How should our marketing adapt to mobile?
Is our organization adapting to mobile?
How does mobile change my web presence?

The possibilities of mobile are certainly there and Google sees now as the time that brands really need to be moving forward. When it comes to trying something new, Roe says “”If you don’t take risks and “crash the plane” every once in awhile, you’re not moving forward.” Now you can send a Coke to a stranger across the world from your phone, how will you “crash the plane?”

Mobile ROI & Learnings, Live at #TMMC

Our final day at The Mobile Marketing Conference began with a fascinating and tactical presentation by Nick Sheth, Senior Director, Global Business Development, Gap Inc. Direct.

Sheth got the sleepy crowd energized the crowd with some exciting insights from Gap’s mobile experience. 3 standout takeaways included:

“The killer app for iPhone is email.”
Half of Gap Inc. emails are opened on a mobile device, Nick made the important point of noting that regardless of what other apps are trendy, the first and last one most people look at is email.

Any email messages a brand is sending out needs to function as well on email as it does on a PC. Links need to go to the correct landing page and content needs to be accessible.

“Users will naturally gravitate to using their browser, that’s a trend I can’t overstate”
When it comes to apps, they can be great for already loyal customers, but the average user is going to head directly to their browser to visit a company on mobile.
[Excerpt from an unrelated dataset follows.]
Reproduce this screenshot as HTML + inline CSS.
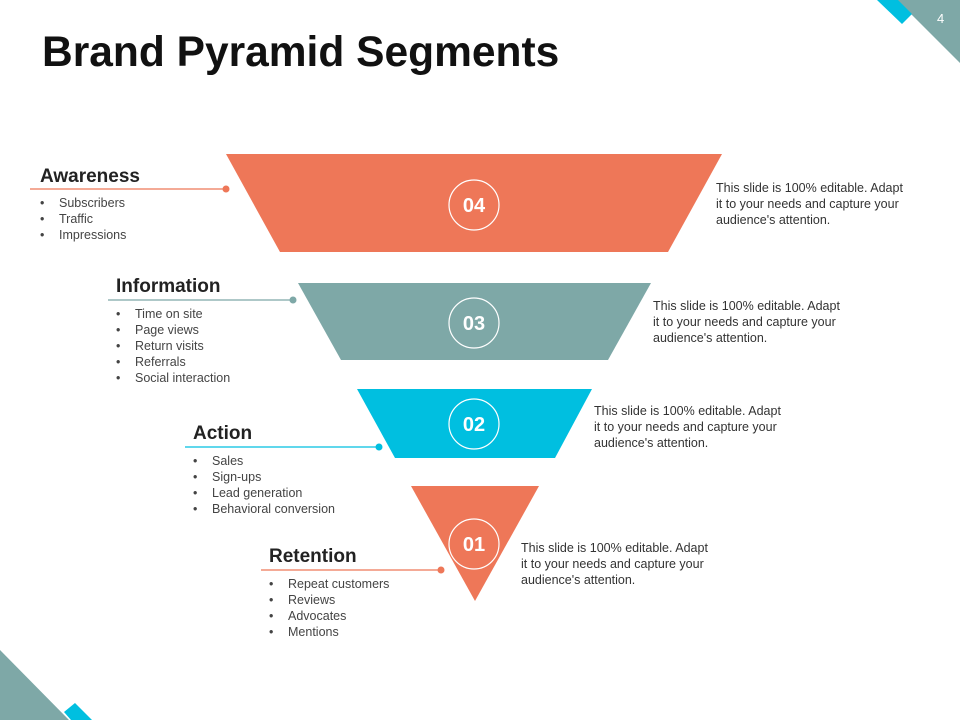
<!DOCTYPE html>
<html><head><meta charset="utf-8"><style>
body{margin:0;width:960px;height:720px;overflow:hidden;background:#fff;font-family:"Liberation Sans",sans-serif;}
</style></head><body>
<svg width="960" height="720" viewBox="0 0 960 720" xmlns="http://www.w3.org/2000/svg" font-family="Liberation Sans, sans-serif">
<polygon points="897,0 960,0 960,63" fill="#7ea8a7"/>
<polygon points="877,0 898,0 912,14 902,24" fill="#00bfe0"/>
<text x="937" y="23" font-size="13" fill="#fff">4</text>
<polygon points="0,650 0,720 69,720" fill="#7ea8a7"/>
<polygon points="64,712 75,703 92,720 71,720" fill="#00bfe0"/>
<text x="42" y="66" font-size="42.5" font-weight="bold" fill="#111">Brand Pyramid Segments</text>

<polygon points="226,154 722,154 668,252 280,252" fill="#ee7758"/>
<polygon points="298,283 651,283 608,360 341,360" fill="#7ea8a7"/>
<polygon points="357,389 592,389 555,458 395,458" fill="#00bfe0"/>
<polygon points="411,486 539,486 475,601" fill="#ee7758"/>

<g fill="none" stroke="#fff" stroke-width="1.2">
<circle cx="474" cy="205" r="25"/><circle cx="474" cy="323" r="25"/>
<circle cx="474" cy="424" r="25"/><circle cx="474" cy="544" r="25"/>
</g>
<g fill="#fff" font-size="20" font-weight="bold" text-anchor="middle">
<text x="474" y="212">04</text><text x="474" y="330">03</text>
<text x="474" y="431">02</text><text x="474" y="551">01</text>
</g>

<g stroke-width="1.3">
<line x1="30" y1="189" x2="226" y2="189" stroke="#ee7758"/><circle cx="226" cy="189" r="3.5" fill="#ee7758"/>
<line x1="108" y1="300" x2="293" y2="300" stroke="#7ea8a7"/><circle cx="293" cy="300" r="3.5" fill="#7ea8a7"/>
<line x1="185" y1="447" x2="379" y2="447" stroke="#00bfe0"/><circle cx="379" cy="447" r="3.5" fill="#00bfe0"/>
<line x1="261" y1="570" x2="441" y2="570" stroke="#ee7758"/><circle cx="441" cy="570" r="3.5" fill="#ee7758"/>
</g>

<g font-size="19" font-weight="bold" fill="#222">
<text x="40" y="182">Awareness</text>
<text x="116" y="292">Information</text>
<text x="193" y="439">Action</text>
<text x="269" y="562">Retention</text>
</g>

<g font-size="12.5" fill="#444">
<text x="40" y="207">•</text><text x="59" y="207">Subscribers</text>
<text x="40" y="223">•</text><text x="59" y="223">Traffic</text>
<text x="40" y="239">•</text><text x="59" y="239">Impressions</text>

<text x="116" y="318">•</text><text x="135" y="318">Time on site</text>
<text x="116" y="334">•</text><text x="135" y="334">Page views</text>
<text x="116" y="350">•</text><text x="135" y="350">Return visits</text>
<text x="116" y="366">•</text><text x="135" y="366">Referrals</text>
<text x="116" y="382">•</text><text x="135" y="382">Social interaction</text>

<text x="193" y="465">•</text><text x="212" y="465">Sales</text>
<text x="193" y="481">•</text><text x="212" y="481">Sign-ups</text>
<text x="193" y="497">•</text><text x="212" y="497">Lead generation</text>
<text x="193" y="513">•</text><text x="212" y="513">Behavioral conversion</text>

<text x="269" y="588">•</text><text x="288" y="588">Repeat customers</text>
<text x="269" y="604">•</text><text x="288" y="604">Reviews</text>
<text x="269" y="620">•</text><text x="288" y="620">Advocates</text>
<text x="269" y="636">•</text><text x="288" y="636">Mentions</text>
</g>

<g font-size="12.5" fill="#333">
<text x="716" y="192">This slide is 100% editable. Adapt</text>
<text x="716" y="208">it to your needs and capture your</text>
<text x="716" y="224">audience's attention.</text>
<text x="653" y="310">This slide is 100% editable. Adapt</text>
<text x="653" y="326">it to your needs and capture your</text>
<text x="653" y="342">audience's attention.</text>
<text x="594" y="415">This slide is 100% editable. Adapt</text>
<text x="594" y="431">it to your needs and capture your</text>
<text x="594" y="447">audience's attention.</text>
<text x="521" y="552">This slide is 100% editable. Adapt</text>
<text x="521" y="568">it to your needs and capture your</text>
<text x="521" y="584">audience's attention.</text>
</g>
</svg>
</body></html>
Having mobile optimized sites should be the first, most low-hanging fruit to pick when it comes to mobile strategy. For Gap, the data of users visiting their site was incredibly compelling and could not be ignored.

 “SMS is good for a lot of things, telling people about coupons in our stores is not one of them”
Between this comment, and disparaging QR codes for a company that already has bar codes on all of their products, Sheth polarized the audience. The fact is, ROI for retail coupons over SMS is very low for Gap, and there is a big risk of irritating consumers with too many messages. QR codes, similarly, have relatively low response rates. Sheth suggests thinking “Is there anything else in my day that I would spend this much time on for so little?” before tackling these tactics.

Up next, Kit Hughes presented on his “One Mobile Year” project. What better way to experience the mobile user journey than to completely live and work on mobile devices (specifically iPhone and iPad) for one year?

Hughes has been recording his journey and finds that while “Mobile Life” is good thanks to apps and “app-cessories,” mobile work is a consistent frustration. Collaboration and business tools are consistently lagging behind, but when we are able to remove that computer from the equation we can move back towards more human, more creative interactions.